Ryan, I only ran into it recently. But look over bundler: http://gembundler.com/rationale.html If another situation where something needs gems without existing apt packages comes up it may be a helpful thing to have in your toolkit of solutions.
Two useful things that bundler seems to provide:
- In deployment it can install gems in a place local to the application. So
instead of using `gem` or apt to globally install the gems needed they'll be installed locally in a way that won't conflict with other applications.

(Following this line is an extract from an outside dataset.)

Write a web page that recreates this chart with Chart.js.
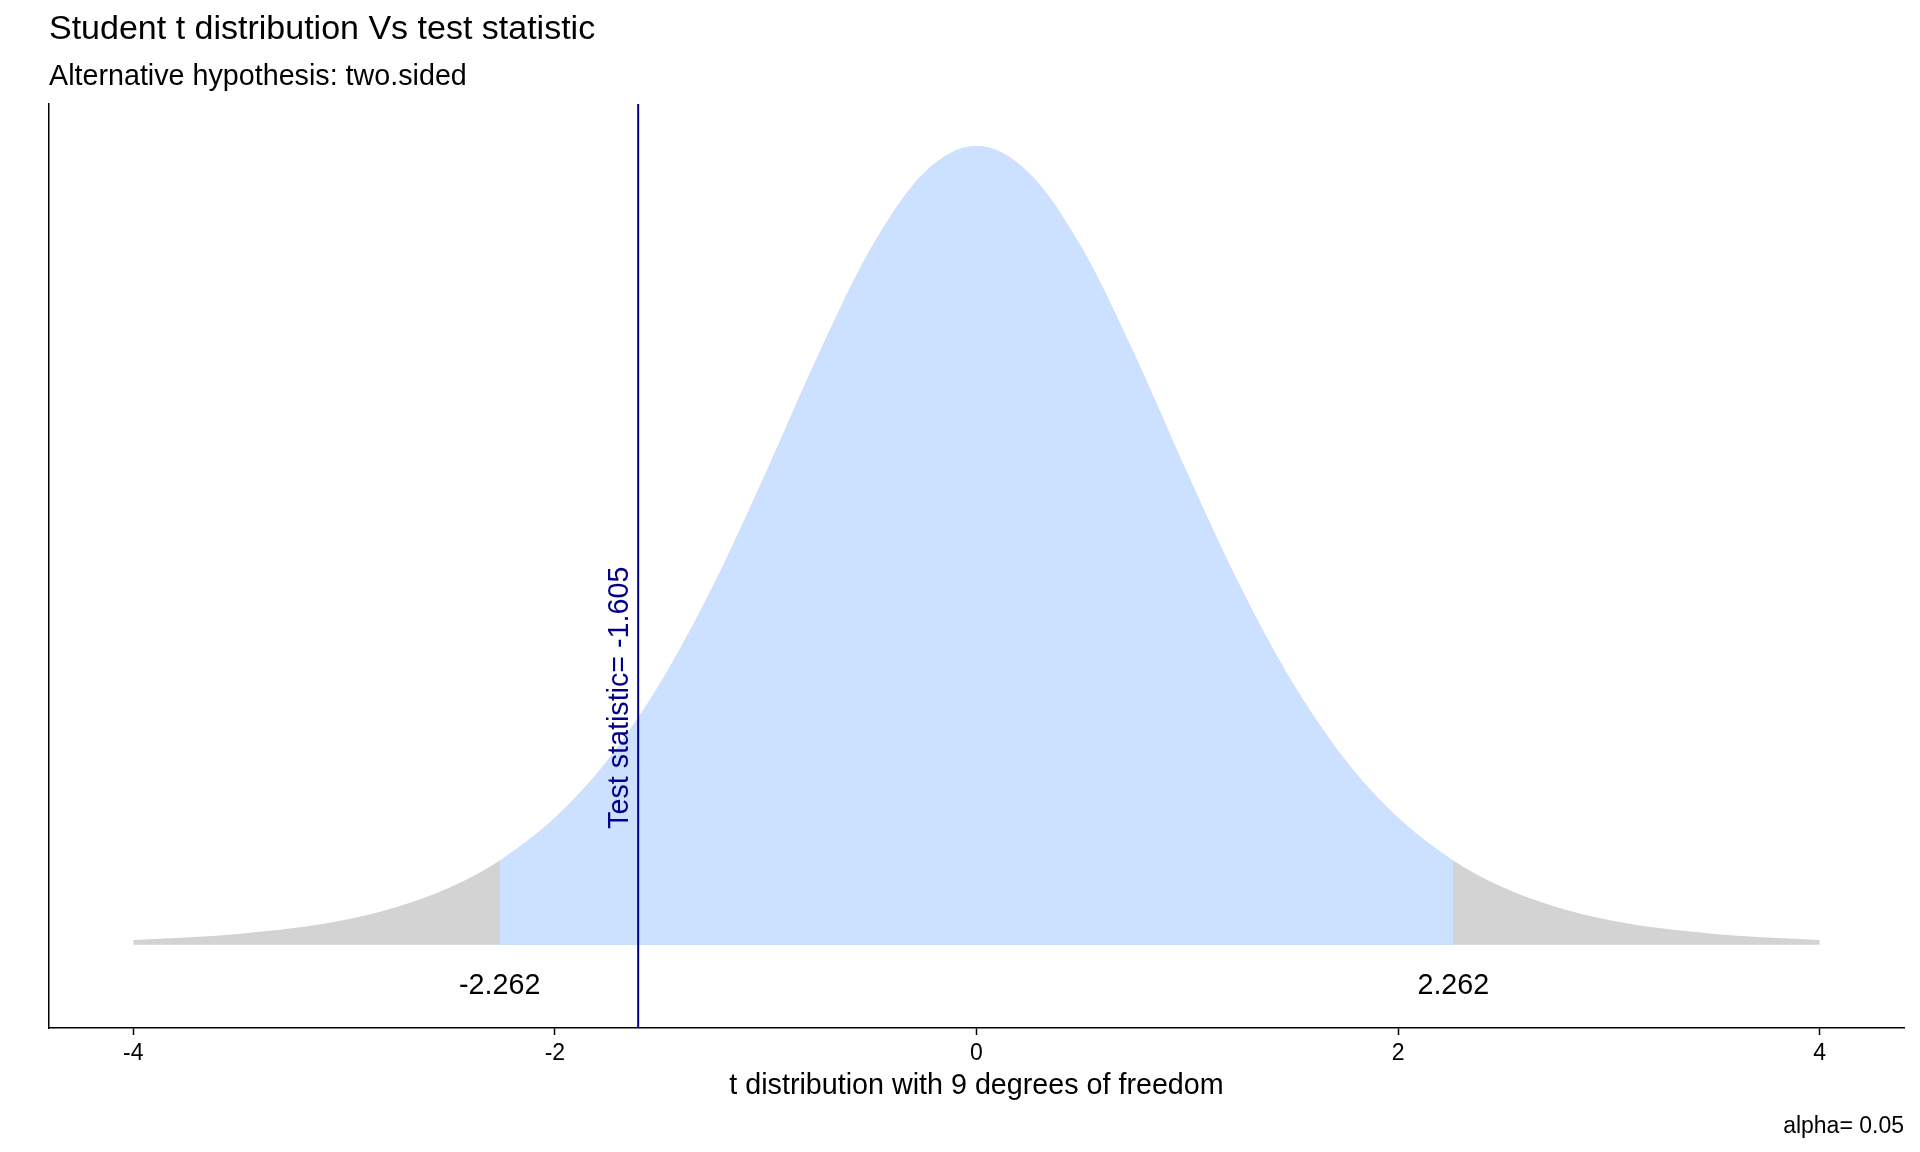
<!DOCTYPE html>
<html lang="en">
<head>
  <meta charset="UTF-8" />
  <title>Student t distribution Vs test statistic</title>
  <script src="https://cdn.jsdelivr.net/npm/chart.js"></script>
  <style>
    body {
      margin: 0;
      background: #fff;
    }
    canvas {
      display: block;
    }
  </style>
</head>
<body>
  <canvas id="chart" width="1920" height="1152"></canvas>

  <script>
    // t values and density (9 degrees of freedom)
    const tValues = [-4, -3.75, -3.5, -3.25, -3, -2.75, -2.5, -2.25, -2, -1.75, -1.5, -1.25, -1, -0.75, -0.5, -0.25,
      0, 0.25, 0.5, 0.75, 1, 1.25, 1.5, 1.75, 2, 2.25, 2.5, 2.75, 3, 3.25, 3.5, 3.75, 4];
    const density = [0.0023, 0.0035, 0.0053, 0.0080, 0.0121, 0.0184, 0.0278, 0.0417, 0.0617, 0.0897, 0.1272, 0.1743,
      0.2291, 0.2866, 0.3384, 0.3748, 0.3880, 0.3748, 0.3384, 0.2866, 0.2291, 0.1743, 0.1272, 0.0897, 0.0617, 0.0417,
      0.0278, 0.0184, 0.0121, 0.0080, 0.0053, 0.0035, 0.0023];

    // acceptance region between the critical values
    const acceptT = [-2.262, -2.25, -2, -1.75, -1.5, -1.25, -1, -0.75, -0.5, -0.25, 0,
      0.25, 0.5, 0.75, 1, 1.25, 1.5, 1.75, 2, 2.25, 2.262];
    const acceptDensity = [0.0409, 0.0417, 0.0617, 0.0897, 0.1272, 0.1743, 0.2291, 0.2866, 0.3384, 0.3748, 0.3880,
      0.3748, 0.3384, 0.2866, 0.2291, 0.1743, 0.1272, 0.0897, 0.0617, 0.0417, 0.0409];

    const criticalValues = [-2.262, 2.262];
    const criticalLabelY = -0.02;
    const testStatistic = -1.605;
    const statLabelX = -1.69;
    const statLabelY = 0.12;
    const xTicks = [-4, -2, 0, 2, 4];
    const xRange = [-4.4, 4.4];
    const yRange = [-0.0404, 0.4084];

    const FONT = '"Liberation Sans", Arial, sans-serif';
    const NAVY = '#00008B';

    const toPoints = (xs, ys) => xs.map((x, i) => ({ x, y: ys[i] }));

    const textPlugin = {
      id: 'texts',
      afterDraw(chart) {
        const ctx = chart.ctx;
        const area = chart.chartArea;
        const sx = chart.scales.x;
        const sy = chart.scales.y;
        ctx.save();
        ctx.fillStyle = '#000';
        ctx.textBaseline = 'alphabetic';

        ctx.textAlign = 'left';
        ctx.font = '34px ' + FONT;
        ctx.fillText('Student t distribution Vs test statistic', area.left, 39);
        ctx.font = '28.7px ' + FONT;
        ctx.fillText('Alternative hypothesis: two.sided', area.left, 85);

        ctx.textAlign = 'center';
        ctx.fillText('t distribution with 9 degrees of freedom', (area.left + area.right) / 2, 1094);

        ctx.textAlign = 'right';
        ctx.font = '23px ' + FONT;
        ctx.fillText('alpha= 0.05', area.right, 1133);

        // critical value labels
        ctx.textAlign = 'center';
        ctx.textBaseline = 'middle';
        ctx.font = '28.7px ' + FONT;
        criticalValues.forEach(v => {
          ctx.fillText(v.toFixed(3), sx.getPixelForValue(v), sy.getPixelForValue(criticalLabelY));
        });

        // test statistic label
        ctx.fillStyle = NAVY;
        ctx.translate(sx.getPixelForValue(statLabelX), sy.getPixelForValue(statLabelY));
        ctx.rotate(-Math.PI / 2);
        ctx.fillText('Test statistic= ' + testStatistic.toFixed(3), 0, 0);
        ctx.restore();
      }
    };

    new Chart(document.getElementById('chart').getContext('2d'), {
      type: 'line',
      data: {
        datasets: [
          {
            label: 'test statistic',
            data: [{ x: testStatistic, y: yRange[0] }, { x: testStatistic, y: yRange[1] }],
            borderColor: NAVY,
            borderWidth: 2,
            pointRadius: 0,
            fill: false,
            order: 1
          },
          {
            label: 'acceptance',
            data: toPoints(acceptT, acceptDensity),
            borderWidth: 0,
            borderColor: 'rgba(0,0,0,0)',
            backgroundColor: '#CCE0FF',
            pointRadius: 0,
            fill: 'origin',
            cubicInterpolationMode: 'monotone',
            order: 2
          },
          {
            label: 'density',
            data: toPoints(tValues, density),
            borderWidth: 0,
            borderColor: 'rgba(0,0,0,0)',
            backgroundColor: '#D3D3D3',
            pointRadius: 0,
            fill: 'origin',
            cubicInterpolationMode: 'monotone',
            order: 3
          }
        ]
      },
      options: {
        responsive: false,
        animation: false,
        devicePixelRatio: 1,
        layout: { padding: { left: 49, right: 16, top: 104, bottom: 0 } },
        plugins: {
          legend: { display: false },
          tooltip: { enabled: false }
        },
        scales: {
          x: {
            type: 'linear',
            min: xRange[0],
            max: xRange[1],
            afterBuildTicks: scale => { scale.ticks = xTicks.map(v => ({ value: v })); },
            afterFit: scale => { scale.height = 124; },
            grid: {
              display: true,
              drawOnChartArea: false,
              drawTicks: true,
              tickLength: 7,
              tickWidth: 1.5,
              tickColor: '#000'
            },
            border: { display: true, color: '#000', width: 1.5 },
            ticks: {
              color: '#000',
              padding: 5,
              maxRotation: 0,
              font: { family: FONT, size: 23 }
            }
          },
          y: {
            type: 'linear',
            min: yRange[0],
            max: yRange[1],
            afterFit: scale => { scale.width = 0; },
            grid: { display: false },
            border: { display: true, color: '#000', width: 1.5 },
            ticks: { display: false }
          }
        }
      },
      plugins: [textPlugin]
    });
  </script>
</body>
</html>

- Bundler uses a Gemfile.lock setup; When you initially install and updated
gems on development it tracks the installed versions of every single dependency installed (even indirect ones you didn't depend on directly). And when you develop you check this file into version control with the rest of your source code. Using this setup bundler ensures that every gem you install using bundler (especially under deployment) is installed using the exact same version of the gem that you used during development.; So if you're using apt and a central apt sources server to ensure that all servers have the same package versions installed, bundler should help you attain that same goal with gems that don't have apt packages.
If that goal is constantly changing versions of packages that may or may not have proper security patches applied due to dependency chains, then yes, it meets the goal.
I hate programming language package installers like pip, gems, etc. When Ubuntu ships versions of things, they keep stable versions and backport security fixes. This ensures that you'll have a consistent environment until you upgrade the OS, and that security patches are applied properly for everything in this environment.
If your application depends on gem blah-0.1, and specifies that, then you won't get security patches since gems expects you'll just upgrade to blah-0.9. It fills me with rage.